Return the material exactly as supplied, apart from the pictures, which are omitted.
──────
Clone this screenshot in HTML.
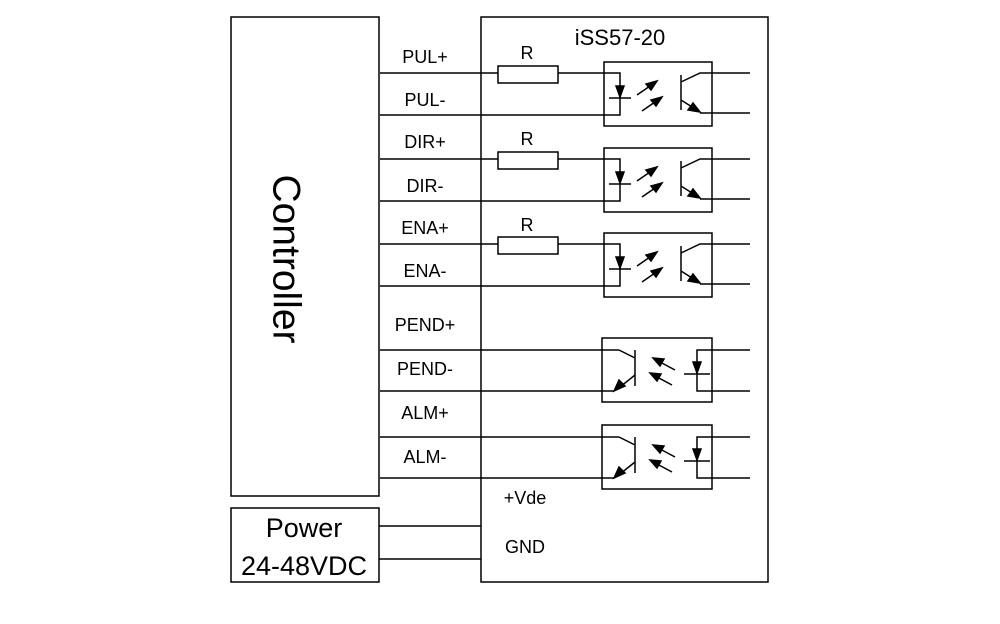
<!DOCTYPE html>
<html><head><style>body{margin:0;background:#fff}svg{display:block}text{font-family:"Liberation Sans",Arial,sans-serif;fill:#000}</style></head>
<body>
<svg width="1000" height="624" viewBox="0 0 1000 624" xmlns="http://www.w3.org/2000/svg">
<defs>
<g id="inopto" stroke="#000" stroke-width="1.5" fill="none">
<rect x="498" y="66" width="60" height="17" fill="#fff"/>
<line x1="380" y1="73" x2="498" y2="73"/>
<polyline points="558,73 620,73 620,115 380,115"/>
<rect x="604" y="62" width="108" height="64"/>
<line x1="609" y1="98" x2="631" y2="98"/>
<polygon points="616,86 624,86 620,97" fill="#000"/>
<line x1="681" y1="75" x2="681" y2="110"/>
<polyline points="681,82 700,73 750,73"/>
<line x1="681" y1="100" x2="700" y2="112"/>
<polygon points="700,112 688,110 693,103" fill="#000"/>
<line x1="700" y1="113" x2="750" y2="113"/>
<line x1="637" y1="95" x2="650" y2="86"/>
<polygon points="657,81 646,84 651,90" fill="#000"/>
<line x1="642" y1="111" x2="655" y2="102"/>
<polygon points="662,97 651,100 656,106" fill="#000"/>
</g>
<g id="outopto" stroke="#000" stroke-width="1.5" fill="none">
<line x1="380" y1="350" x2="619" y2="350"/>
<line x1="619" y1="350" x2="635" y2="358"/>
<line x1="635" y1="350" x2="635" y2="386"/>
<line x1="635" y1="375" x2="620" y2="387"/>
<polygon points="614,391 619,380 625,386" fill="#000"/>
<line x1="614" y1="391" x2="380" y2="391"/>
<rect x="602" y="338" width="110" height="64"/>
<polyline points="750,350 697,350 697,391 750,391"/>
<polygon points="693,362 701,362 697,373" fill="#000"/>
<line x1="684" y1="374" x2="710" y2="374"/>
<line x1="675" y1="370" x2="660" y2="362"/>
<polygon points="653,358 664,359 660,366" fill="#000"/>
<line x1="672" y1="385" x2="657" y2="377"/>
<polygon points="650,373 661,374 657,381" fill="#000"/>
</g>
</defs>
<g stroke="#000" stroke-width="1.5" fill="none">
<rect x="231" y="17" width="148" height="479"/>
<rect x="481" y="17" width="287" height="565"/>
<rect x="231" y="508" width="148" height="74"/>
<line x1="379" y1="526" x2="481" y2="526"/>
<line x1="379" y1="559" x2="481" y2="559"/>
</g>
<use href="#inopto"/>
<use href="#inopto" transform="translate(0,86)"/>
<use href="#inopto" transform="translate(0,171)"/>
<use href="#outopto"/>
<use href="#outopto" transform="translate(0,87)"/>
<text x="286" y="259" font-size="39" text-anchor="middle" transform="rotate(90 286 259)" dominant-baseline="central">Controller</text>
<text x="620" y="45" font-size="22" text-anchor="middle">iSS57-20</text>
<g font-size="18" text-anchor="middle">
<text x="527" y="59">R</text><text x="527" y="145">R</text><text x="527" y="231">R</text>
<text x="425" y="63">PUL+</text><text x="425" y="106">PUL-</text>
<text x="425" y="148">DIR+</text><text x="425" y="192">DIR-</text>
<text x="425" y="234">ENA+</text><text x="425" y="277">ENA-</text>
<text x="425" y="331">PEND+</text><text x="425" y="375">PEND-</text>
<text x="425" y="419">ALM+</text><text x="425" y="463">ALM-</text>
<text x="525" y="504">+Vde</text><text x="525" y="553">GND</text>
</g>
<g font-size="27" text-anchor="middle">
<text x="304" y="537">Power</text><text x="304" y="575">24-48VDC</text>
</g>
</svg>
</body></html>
──────
▶ **Solution to this exercise**
Clone this screenshot in HTML.
<!DOCTYPE html>
<html><head><style>body{margin:0;background:#fff}svg{display:block}text{font-family:"Liberation Sans",Arial,sans-serif;fill:#000}</style></head>
<body>
<svg width="1000" height="624" viewBox="0 0 1000 624" xmlns="http://www.w3.org/2000/svg">
<defs>
<g id="inopto" stroke="#000" stroke-width="1.5" fill="none">
<rect x="498" y="66" width="60" height="17" fill="#fff"/>
<line x1="380" y1="73" x2="498" y2="73"/>
<polyline points="558,73 620,73 620,115 380,115"/>
<rect x="604" y="62" width="108" height="64"/>
<line x1="609" y1="98" x2="631" y2="98"/>
<polygon points="616,86 624,86 620,97" fill="#000"/>
<line x1="681" y1="75" x2="681" y2="110"/>
<polyline points="681,82 700,73 750,73"/>
<line x1="681" y1="100" x2="700" y2="112"/>
<polygon points="700,112 688,110 693,103" fill="#000"/>
<line x1="700" y1="113" x2="750" y2="113"/>
<line x1="637" y1="95" x2="650" y2="86"/>
<polygon points="657,81 646,84 651,90" fill="#000"/>
<line x1="642" y1="111" x2="655" y2="102"/>
<polygon points="662,97 651,100 656,106" fill="#000"/>
</g>
<g id="outopto" stroke="#000" stroke-width="1.5" fill="none">
<line x1="380" y1="350" x2="619" y2="350"/>
<line x1="619" y1="350" x2="635" y2="358"/>
<line x1="635" y1="350" x2="635" y2="386"/>
<line x1="635" y1="375" x2="620" y2="387"/>
<polygon points="614,391 619,380 625,386" fill="#000"/>
<line x1="614" y1="391" x2="380" y2="391"/>
<rect x="602" y="338" width="110" height="64"/>
<polyline points="750,350 697,350 697,391 750,391"/>
<polygon points="693,362 701,362 697,373" fill="#000"/>
<line x1="684" y1="374" x2="710" y2="374"/>
<line x1="675" y1="370" x2="660" y2="362"/>
<polygon points="653,358 664,359 660,366" fill="#000"/>
<line x1="672" y1="385" x2="657" y2="377"/>
<polygon points="650,373 661,374 657,381" fill="#000"/>
</g>
</defs>
<g stroke="#000" stroke-width="1.5" fill="none">
<rect x="231" y="17" width="148" height="479"/>
<rect x="481" y="17" width="287" height="565"/>
<rect x="231" y="508" width="148" height="74"/>
<line x1="379" y1="526" x2="481" y2="526"/>
<line x1="379" y1="559" x2="481" y2="559"/>
</g>
<use href="#inopto"/>
<use href="#inopto" transform="translate(0,86)"/>
<use href="#inopto" transform="translate(0,171)"/>
<use href="#outopto"/>
<use href="#outopto" transform="translate(0,87)"/>
<text x="286" y="259" font-size="39" text-anchor="middle" transform="rotate(90 286 259)" dominant-baseline="central">Controller</text>
<text x="620" y="45" font-size="22" text-anchor="middle">iSS57-20</text>
<g font-size="18" text-anchor="middle">
<text x="527" y="59">R</text><text x="527" y="145">R</text><text x="527" y="231">R</text>
<text x="425" y="63">PUL+</text><text x="425" y="106">PUL-</text>
<text x="425" y="148">DIR+</text><text x="425" y="192">DIR-</text>
<text x="425" y="234">ENA+</text><text x="425" y="277">ENA-</text>
<text x="425" y="331">PEND+</text><text x="425" y="375">PEND-</text>
<text x="425" y="419">ALM+</text><text x="425" y="463">ALM-</text>
<text x="525" y="504">+Vde</text><text x="525" y="553">GND</text>
</g>
<g font-size="27" text-anchor="middle">
<text x="304" y="537">Power</text><text x="304" y="575">24-48VDC</text>
</g>
</svg>
</body></html>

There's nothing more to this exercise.